C. The fallacy of the argument is the same, a focus on the immediate pleasure without considering the long-term consequences.
III. Without a doubt, many sins are fun but what are the consequences ?
A. Ever think about why Moses did not become a high official in the Egyptian government?
1. He was raised as the adopted son of Pharaoh’s daughter.
2. Think of the political power, wealth, and prestige that would lend to anything he chose to do.
3. Hebrews 11:24-26 - Moses knew that all the wealth and power of Egypt was simply a passing moment of fun. He had greater, long-term objectives.
4. Worldly pleasures only exist in this world. They are not permanent.
5. Often, the pleasure only lasts as long as the action. It yields no lasting benefit - Ecclesiastes 2:1-11
B. Pleasures are expensive - Proverbs 21:17
1. The cost is not just dollars and cents.
2. Some pleasures cost you your reputation - Proverbs 6:32-33
3. Some pleasures cost you your health - Proverbs 5:7-11
4. Sin costs you heaven - I Corinthians 6:9-10
5. Philippians 3:19 - The end is destruction
C. Pleasure is unstable - Isaiah 47:7-10
1. You never know when it will suddenly evaporate.
2. Like a person living on credit - Habakkuk 2:6-7
D. It is never enough. It doesn’t bring satisfaction - Isaiah 29:8
1. What I want is never fulfilled - Ecclesiastes 6:7
2. Money is never enough - Ecclesiastes 5:10
3. Wine makes a man like the grave which always wants more - Habakkuk 2:5
IV. The Scriptures put a different light on pleasure, doesn’t it?
A. It steps back from the immediate effect to show us the larger view.
B. Why must I be honest when Jack over there is making oodles of money by not telling the customer the whole truth?
1. Does someone always gets away with dishonesty?
2. (Want an example? Think about Enron.)
3. Which will give me a better night’s sleep?
4. Is it worth forfeiting heaven?
C. Why should I envy the wicked? - Psalm 73:1-20
1. Is a moment’s pleasure with eternal misery something I really want for myself?
2. Think about it. Sure, you could do the same thing. You could commit the same sins. But something holds you back – the knowledge that it isn’t worth an eternity in hell.
D. Don’t live for the lusts of this world. It brings judgment - I Peter 4:1-7
1. If we live for the flesh, we will die like the flesh - Romans 8:13
E. The things of this world are worthless - Philippians 3:7-8
V. Oh, that people would learn this lesson - Deuteronomy 32:29
A. The world is perishing with its lusts - I John 2:15-17
B. Don’t get caught in the trap as the Israelites did. They were freed from slavery, yet they longed to return to Egypt - Numbers 11:5-6
C. Brethren, you escaped the corruption of the world, don’t look back and long for its fleeting pleasures.
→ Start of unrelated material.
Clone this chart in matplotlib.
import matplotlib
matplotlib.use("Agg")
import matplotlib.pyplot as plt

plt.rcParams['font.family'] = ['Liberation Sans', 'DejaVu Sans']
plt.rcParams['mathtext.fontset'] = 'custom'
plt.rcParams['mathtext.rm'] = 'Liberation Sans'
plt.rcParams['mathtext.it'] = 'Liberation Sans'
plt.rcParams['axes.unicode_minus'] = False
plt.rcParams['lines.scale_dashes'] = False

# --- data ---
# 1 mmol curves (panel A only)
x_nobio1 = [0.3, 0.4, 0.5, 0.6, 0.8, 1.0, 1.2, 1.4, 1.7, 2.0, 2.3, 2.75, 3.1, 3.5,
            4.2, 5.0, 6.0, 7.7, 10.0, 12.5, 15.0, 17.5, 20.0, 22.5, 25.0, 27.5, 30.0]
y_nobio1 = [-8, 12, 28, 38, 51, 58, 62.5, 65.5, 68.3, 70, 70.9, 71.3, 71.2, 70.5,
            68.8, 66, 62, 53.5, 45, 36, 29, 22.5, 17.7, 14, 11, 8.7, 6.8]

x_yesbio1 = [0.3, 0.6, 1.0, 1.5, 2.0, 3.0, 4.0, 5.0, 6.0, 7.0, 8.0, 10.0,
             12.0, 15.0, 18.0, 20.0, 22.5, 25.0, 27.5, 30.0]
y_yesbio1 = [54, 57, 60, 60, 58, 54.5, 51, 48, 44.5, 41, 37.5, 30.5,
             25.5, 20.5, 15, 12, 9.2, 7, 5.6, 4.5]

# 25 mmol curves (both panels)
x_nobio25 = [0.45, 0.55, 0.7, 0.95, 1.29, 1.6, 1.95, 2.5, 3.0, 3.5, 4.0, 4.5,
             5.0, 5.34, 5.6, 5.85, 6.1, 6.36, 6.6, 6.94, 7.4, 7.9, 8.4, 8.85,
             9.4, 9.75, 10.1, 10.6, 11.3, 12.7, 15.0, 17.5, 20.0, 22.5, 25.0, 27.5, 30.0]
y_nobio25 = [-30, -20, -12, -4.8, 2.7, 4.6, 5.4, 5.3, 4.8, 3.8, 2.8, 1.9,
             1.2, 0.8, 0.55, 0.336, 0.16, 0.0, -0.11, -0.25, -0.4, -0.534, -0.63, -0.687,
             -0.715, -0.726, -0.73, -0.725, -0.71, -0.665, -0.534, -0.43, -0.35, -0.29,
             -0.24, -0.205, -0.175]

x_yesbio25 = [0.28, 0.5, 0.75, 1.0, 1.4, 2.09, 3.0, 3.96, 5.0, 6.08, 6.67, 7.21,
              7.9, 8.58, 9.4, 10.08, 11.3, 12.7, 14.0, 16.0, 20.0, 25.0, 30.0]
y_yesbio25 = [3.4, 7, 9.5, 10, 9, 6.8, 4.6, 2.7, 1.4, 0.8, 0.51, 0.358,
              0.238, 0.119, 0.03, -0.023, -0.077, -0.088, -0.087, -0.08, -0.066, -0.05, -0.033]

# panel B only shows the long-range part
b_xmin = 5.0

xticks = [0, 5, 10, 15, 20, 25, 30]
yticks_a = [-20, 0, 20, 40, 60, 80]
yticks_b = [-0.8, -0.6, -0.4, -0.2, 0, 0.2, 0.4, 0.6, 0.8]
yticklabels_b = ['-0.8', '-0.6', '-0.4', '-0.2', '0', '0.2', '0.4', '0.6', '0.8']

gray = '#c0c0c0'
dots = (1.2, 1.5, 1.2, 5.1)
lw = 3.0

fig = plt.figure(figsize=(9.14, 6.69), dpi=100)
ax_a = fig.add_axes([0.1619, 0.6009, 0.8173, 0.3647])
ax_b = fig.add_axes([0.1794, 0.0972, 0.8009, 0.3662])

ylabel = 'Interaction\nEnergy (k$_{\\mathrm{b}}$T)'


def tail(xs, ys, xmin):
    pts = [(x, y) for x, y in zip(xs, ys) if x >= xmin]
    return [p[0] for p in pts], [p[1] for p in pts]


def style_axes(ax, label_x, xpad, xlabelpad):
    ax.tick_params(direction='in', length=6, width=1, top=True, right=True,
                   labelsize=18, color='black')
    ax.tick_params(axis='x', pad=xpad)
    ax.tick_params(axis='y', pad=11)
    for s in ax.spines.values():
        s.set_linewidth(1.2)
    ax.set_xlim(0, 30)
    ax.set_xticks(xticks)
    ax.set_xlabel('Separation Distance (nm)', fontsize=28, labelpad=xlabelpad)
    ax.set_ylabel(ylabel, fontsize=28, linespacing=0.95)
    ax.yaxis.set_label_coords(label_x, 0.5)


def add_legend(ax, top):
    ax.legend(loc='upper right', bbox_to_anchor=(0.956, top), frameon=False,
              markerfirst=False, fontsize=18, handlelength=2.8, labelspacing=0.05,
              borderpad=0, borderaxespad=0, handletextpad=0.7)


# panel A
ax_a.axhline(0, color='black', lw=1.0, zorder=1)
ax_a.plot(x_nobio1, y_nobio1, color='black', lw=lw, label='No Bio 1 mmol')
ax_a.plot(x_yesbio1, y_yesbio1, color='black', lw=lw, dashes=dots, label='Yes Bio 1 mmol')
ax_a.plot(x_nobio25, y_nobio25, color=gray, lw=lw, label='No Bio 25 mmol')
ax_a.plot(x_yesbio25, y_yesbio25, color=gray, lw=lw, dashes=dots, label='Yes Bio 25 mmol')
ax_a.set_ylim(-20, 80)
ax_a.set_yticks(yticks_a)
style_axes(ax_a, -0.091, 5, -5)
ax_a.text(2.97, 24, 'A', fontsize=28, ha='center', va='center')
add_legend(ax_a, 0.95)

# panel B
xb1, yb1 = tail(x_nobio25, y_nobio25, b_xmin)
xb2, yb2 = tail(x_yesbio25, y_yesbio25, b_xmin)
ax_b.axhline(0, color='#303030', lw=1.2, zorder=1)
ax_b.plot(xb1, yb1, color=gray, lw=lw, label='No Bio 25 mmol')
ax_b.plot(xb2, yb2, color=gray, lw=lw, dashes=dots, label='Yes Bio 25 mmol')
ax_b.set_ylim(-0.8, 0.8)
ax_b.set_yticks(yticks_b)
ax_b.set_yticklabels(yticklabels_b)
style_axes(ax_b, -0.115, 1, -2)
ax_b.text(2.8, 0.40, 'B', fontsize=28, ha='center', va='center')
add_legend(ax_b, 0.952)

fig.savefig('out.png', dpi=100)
The Bear and the Red Hot Stove
Once in a dense forest a big bear broke into the cabin of some hunters. They were out at the time but had left a fire in a pot-belly stove. The bear saw the red-hot stove and figured it was an enemy, so he ran over and grappled it in a great big bear hug. Naturally, he was severely burnt, but Mr. Bear thought the stove was fighting back, so he squeezed harder. The more he squeezed, the more he was burned. What a vicious cycle for a vicious bear.
Perhaps you think, “What a dumb animal to hug something to his own hurt!” But many people do the same. How many people are there who hug the world to themselves, such as lying, dancing, adultery, immodest clothing, drinking, etc. and refuse to part with it? Let someone warn them of the danger and they will hug it all the more. Many cannot bear to part with the sins of the world, and yet they cannot be saved while holding on to it. Too many are acting just like that bear.